Tuesday, August 03, 2004

Wrapping up the Kerr-vention

Well, John Kerry certainly seemed fired up in this speech, and that alone made it a big improvement over his previous drowse-a-thons. And using Abraham Lincoln's words against the current incarnation of his Republican party was a clever touch. But there definitely were some problems.

First of all, John Kerry has got to let the crowd cheer and applaud. I cannot emphasize this enough. Genuine excitement at the venue filters through to us folks watching at home, so let it happen! Wait for the adulation to die down a little, and THEN proceed. And if you tell a joke, let the crowd laugh at it before plowing into the next section of your speech. These are very basic rules of public speaking. It shows that you're actually paying attention to your audience. Kerry should know this by now.

Secondly....enough nonsense about how we're the "can do people" and a "country of the future". Of course we're a country of the future. Time goes forward, not backward, doesn't it? Now if Bush were maniacally plotting to alter the laws of time, this might have some relevance. (Perhaps he's saving such transgressions for a second term.) But that obviously isn't the case, so it just comes across as meaningless. And the more meaningless stuff you frontload a speech with, the greater risk you run of losing your TV audience in the first five minutes.

Third, who is he trying to fool with this statement?

You don't value families by kicking kids out of after school programs and taking cops off our streets, so that Enron can get another tax break.

Fair enough, but does this really implicate the man you want it to? According to Citizens for Tax Justice , Enron paid no income taxes at all in four of the last five years of the Clinton Administration. Their corporate tax welfare benefits in that timespan totaled $1 billion dollars. Exactly which party is Kerry is railing against here?

I liked the talk of lessening our dependence on Middle Eastern oil. And I have no quarrel with putting American ingenuity to the task of harnessing alternate renewable sources to such purposes in the future. However, this line gave me pause:

And our energy plan for a stronger America will invest in new technologies and alternative fuels and the cars of the future -- so that no young American in uniform will ever be held hostage to our dependence on oil from the Middle East.


Now try to imagine Michael Moore saying the same thing. Not that hard, is it? By linking our dependence on oil to our armed forces, Kerry seems to be saying that the war in Iraq was indeed all about oil. It's nice that the loony left got a shout-out in this pseudo-hawkish speech, but that's exactly what this statment is: loony. If our interests in Iraq were truly centered around oil, we never would have invaded the place and spent billions of dollars on reconstruction and democratization efforts. We simply would have dropped sanctions against Saddam and resumed the purchase of his oil. It would have been a lot easier and a lot cheaper (not to mention far more immoral.) And I think our high gasoline prices bear testament to that position.

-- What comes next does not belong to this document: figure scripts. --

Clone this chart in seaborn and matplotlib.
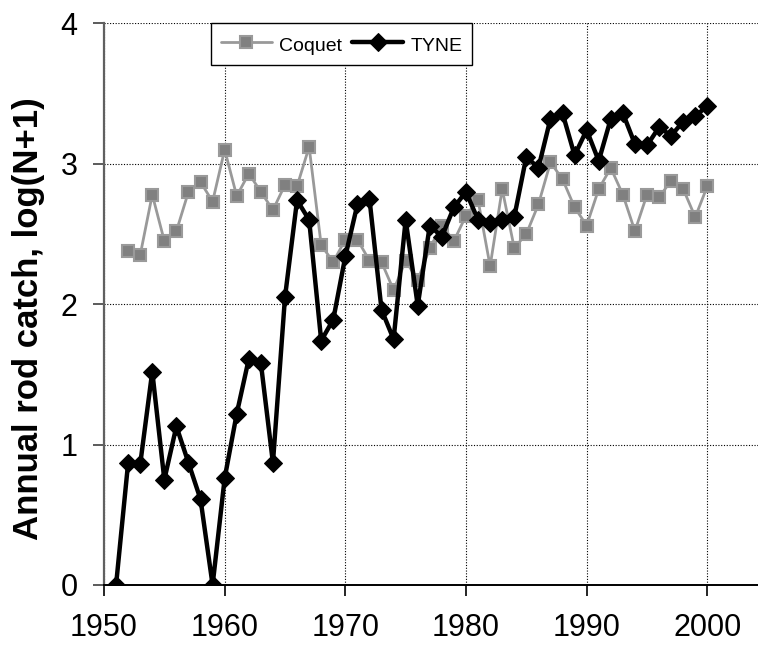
import numpy as np
import pandas as pd
import seaborn as sns
import matplotlib.pyplot as plt

# Annual rod catch, log(N+1)
tyne_years = list(range(1951, 2001))
tyne_catch = [0.00, 0.87, 0.86, 1.52, 0.75, 1.13, 0.87, 0.61, 0.00, 0.76,
              1.22, 1.61, 1.58, 0.87, 2.05, 2.74, 2.60, 1.74, 1.89, 2.34,
              2.71, 2.75, 1.96, 1.75, 2.60, 1.99, 2.56, 2.48, 2.69, 2.80,
              2.60, 2.58, 2.60, 2.62, 3.05, 2.97, 3.32, 3.36, 3.06, 3.24,
              3.02, 3.32, 3.36, 3.14, 3.13, 3.26, 3.20, 3.30, 3.34, 3.41]

coquet_years = list(range(1952, 2001))
coquet_catch = [2.38, 2.35, 2.78, 2.45, 2.52, 2.80, 2.87, 2.73, 3.10,
                2.77, 2.93, 2.80, 2.67, 2.85, 2.84, 3.12, 2.42, 2.30, 2.46,
                2.46, 2.31, 2.30, 2.10, 2.31, 2.17, 2.40, 2.56, 2.45, 2.63,
                2.74, 2.27, 2.82, 2.40, 2.50, 2.71, 3.01, 2.89, 2.69, 2.56,
                2.82, 2.97, 2.78, 2.52, 2.78, 2.76, 2.88, 2.82, 2.62, 2.84]

coquet = pd.DataFrame({"year": coquet_years, "catch": coquet_catch})
tyne = pd.DataFrame({"year": tyne_years, "catch": tyne_catch})

sns.set_style("white")
plt.rcParams['font.family'] = ['Liberation Sans', 'DejaVu Sans']

fig = plt.figure(figsize=(7.58, 6.49), dpi=100)
ax = fig.add_axes([104 / 758, 64 / 649, 654 / 758, 561.7 / 649])

sns.lineplot(data=coquet, x="year", y="catch", ax=ax, color="#999999",
             linewidth=2.0, marker="s", markersize=9, markerfacecolor="#808080",
             markeredgecolor="#9a9a9a", markeredgewidth=1.5, label="Coquet")
sns.lineplot(data=tyne, x="year", y="catch", ax=ax, color="black",
             linewidth=3.2, marker="D", markersize=9.5, markerfacecolor="black",
             markeredgecolor="black", label="TYNE")

ax.set_xlim(1950, 2004.2)
ax.set_ylim(0, 4)
ax.set_xticks([1950, 1960, 1970, 1980, 1990, 2000])
ax.set_yticks([0, 1, 2, 3, 4])
ax.grid(True, color="black", linestyle=(0, (1, 1.5)), linewidth=0.8)
ax.set_axisbelow(True)

for side in ["top", "right"]:
    ax.spines[side].set_visible(False)
ax.spines["left"].set_color("#606060")
ax.spines["left"].set_linewidth(1.6)
ax.spines["bottom"].set_color("black")
ax.spines["bottom"].set_linewidth(1.4)

ax.tick_params(axis="both", direction="out", length=8, width=1.2,
               labelsize=22, colors="black", bottom=True, left=True)
ax.tick_params(axis="y", pad=11, color="#404040")
ax.tick_params(axis="x", pad=12)

ax.set_xlabel("")
ax.set_ylabel("Annual rod catch, log(N+1)", fontsize=25, fontweight="bold",
              color="black")
ax.yaxis.set_label_coords(-0.09, 0.475)

leg = ax.legend(loc="upper left", bbox_to_anchor=(0.1636, 1.0), ncol=2,
                frameon=True, fancybox=False, fontsize=14, borderaxespad=0,
                handlelength=2.65, handleheight=1.4, handletextpad=0.36,
                columnspacing=0.5, borderpad=0.5)
leg.get_frame().set_edgecolor("black")
leg.get_frame().set_linewidth(1.0)
leg.get_frame().set_alpha(1)
for t in leg.get_texts():
    t.set_color("black")

fig.savefig("out.png", dpi=100)
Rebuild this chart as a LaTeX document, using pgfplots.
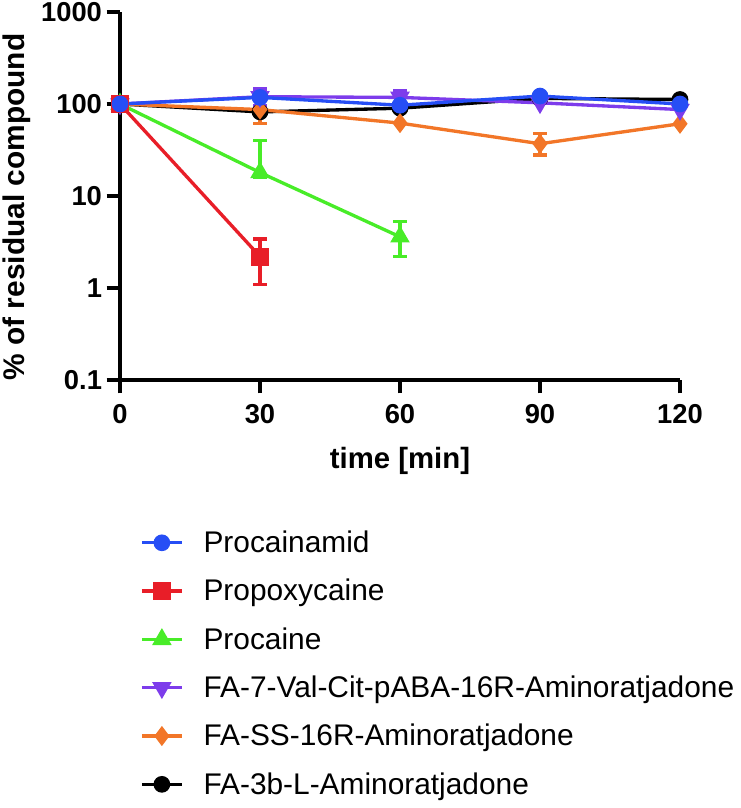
\documentclass[border=0pt]{standalone}
\usepackage{fontspec}
\setmainfont{Liberation Sans}
\usepackage{pgfplots}
\pgfplotsset{compat=1.18}
\definecolor{cblue}{RGB}{38,78,245}
\definecolor{cred}{RGB}{232,30,40}
\definecolor{cgreen}{RGB}{72,236,40}
\definecolor{cpurple}{RGB}{125,60,235}
\definecolor{corange}{RGB}{242,118,40}
\begin{document}
\begin{tikzpicture}
\useasboundingbox (-90pt,-321pt) rectangle (465.75pt,285pt);
\begin{axis}[
  at={(0,0)}, anchor=south west,
  width=420pt, height=276pt, scale only axis,
  xmin=0, xmax=120, ymin=0.1, ymax=1000, ymode=log,
  axis lines=left, axis line style={-, line width=3pt},
  xtick={0,30,60,90,120}, xticklabels={0,30,60,90,120},
  ytick={0.1,1,10,100,1000}, yticklabels={0.1,1,10,100,1000},
  yminorticks=false, xminorticks=false,
  tick align=outside, major tick length=10pt,
  tick style={line width=3pt, black},
  ticklabel style={font=\bfseries\fontsize{20.5}{21}\selectfont},
  xticklabel style={yshift=-5pt},
  clip=false,
  xlabel={time [min]}, ylabel={\% of residual compound},
  every axis x label/.style={at={(axis description cs:0.5,-0.22)}, anchor=center,
    font=\bfseries\fontsize{22}{23}\selectfont},
  every axis y label/.style={at={(axis description cs:-0.185,0.47)}, anchor=center, rotate=90,
    font=\bfseries\fontsize{22.4}{23}\selectfont},
  every axis plot/.append style={line width=2.5pt},
  error bars/y dir=both, error bars/y explicit,
  error bars/error bar style={line width=2.5pt},
  error bars/error mark options={rotate=90, mark size=5pt, line width=2.5pt},
  reverse legend,
  legend style={at={(axis description cs:0.0285,-0.395)}, anchor=north west, draw=none, fill=none,
    font=\fontsize{22.4}{23}\selectfont, row sep=14.5pt, legend cell align=left,
    /tikz/every odd column/.append style={column sep=13pt}},
  legend image code/.code={\draw[mark repeat=2, mark phase=2, #1] plot coordinates {(0pt,0pt) (15pt,0pt) (30pt,0pt)};},
]
% drawn in reverse so that Procainamid lies on top
\addplot[black, mark=*, mark size=5pt, mark options={solid, fill=black}]
  coordinates {(0,100) (30,82) (60,90) (90,115) (120,112)};
\addlegendentry{FA-3b-L-Aminoratjadone}
\addplot[corange, mark=diamond*, mark size=5.5pt, mark options={solid, fill=corange}]
  coordinates {(0,100) (30,87) += (0,26) -= (0,26) (60,62) (90,37) += (0,11) -= (0,9) (120,61)};
\addlegendentry{FA-SS-16R-Aminoratjadone}
\addplot[cpurple, mark=triangle*, mark size=6pt, mark options={solid, fill=cpurple, rotate=180}]
  coordinates {(0,100) (30,120) += (0,25) -= (0,25) (60,118) += (0,23) -= (0,23) (90,103) (120,87)};
\addlegendentry{FA-7-Val-Cit-pABA-16R-Aminoratjadone}
\addplot[cgreen, mark=triangle*, mark size=6pt, mark options={solid, fill=cgreen}]
  coordinates {(0,100) (30,18) += (0,22) -= (0,2) (60,3.6) += (0,1.7) -= (0,1.4)};
\addlegendentry{Procaine}
\addplot[cred, mark=square*, mark size=5.5pt, mark options={solid, fill=cred}]
  coordinates {(0,100) (30,2.2) += (0,1.2) -= (0,1.1)};
\addlegendentry{Propoxycaine}
\addplot[cblue, mark=*, mark size=5pt, mark options={solid, fill=cblue}]
  coordinates {(0,100) (30,118) (60,97) (90,122) (120,100)};
\addlegendentry{Procainamid}
\end{axis}
\end{tikzpicture}
\end{document}
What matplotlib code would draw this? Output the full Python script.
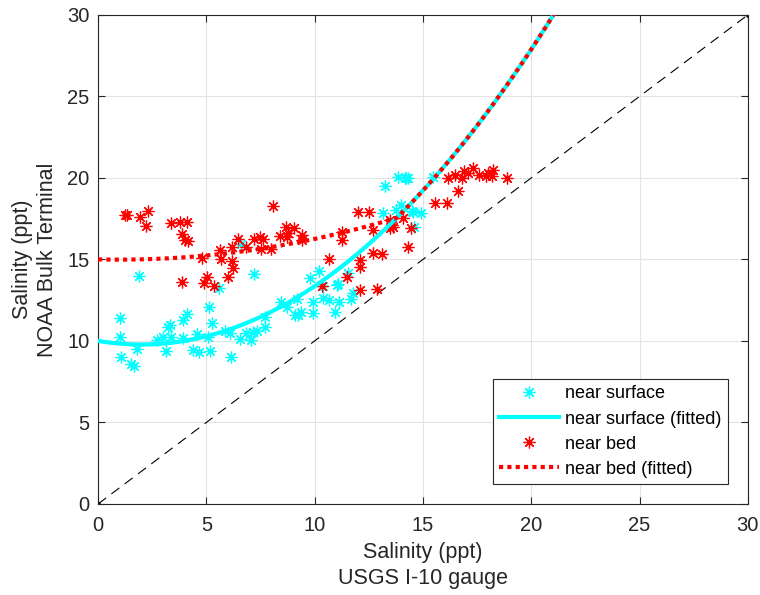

Aside from that, I think his speech was successful in that it wasn't a failure (damning with faint praise, perhaps?) He didn't drop the ball, which is all he needed to do at this point. And he didn't look or sound too French, which is always a good thing. But he's still got a lot of work ahead of him, because speeches like that aren't going to be enough to get him in the White House.

-Dave O'Connell

P.S. I'd like to amend my earlier remarks about how only one convention speech impressed me. C-SPAN re-aired 8 hours of speeches over the weekend and I caught a few that I had missed the first time around, including Ron Reagan's classy speech on stem-cell research.

However, I wouldn't add Gore's, Carter's, or Clinton's to that list. Gore's was split in half between joking comments and bitter comments about the 2000 election, leaving me to wonder if he should just get over the damn thing already. For his own mental health, I mean. Carter delivered his speech competently, but why is the guy who helped feed North Korea's nucelar ambitions through his dealmaking as a Clinton envoy even bringing up the subject of North Korea in the first place? Clinton's speech dragged at the beginning, but perked up near the end when he employed a clever rhetorical device in which he criticized himself as he was criticizing Bush. Score him points for that one, and I don't think Clinton has a bad speech in him, but it was a merely okay outing.

And who let Little Orphan Annie on stage?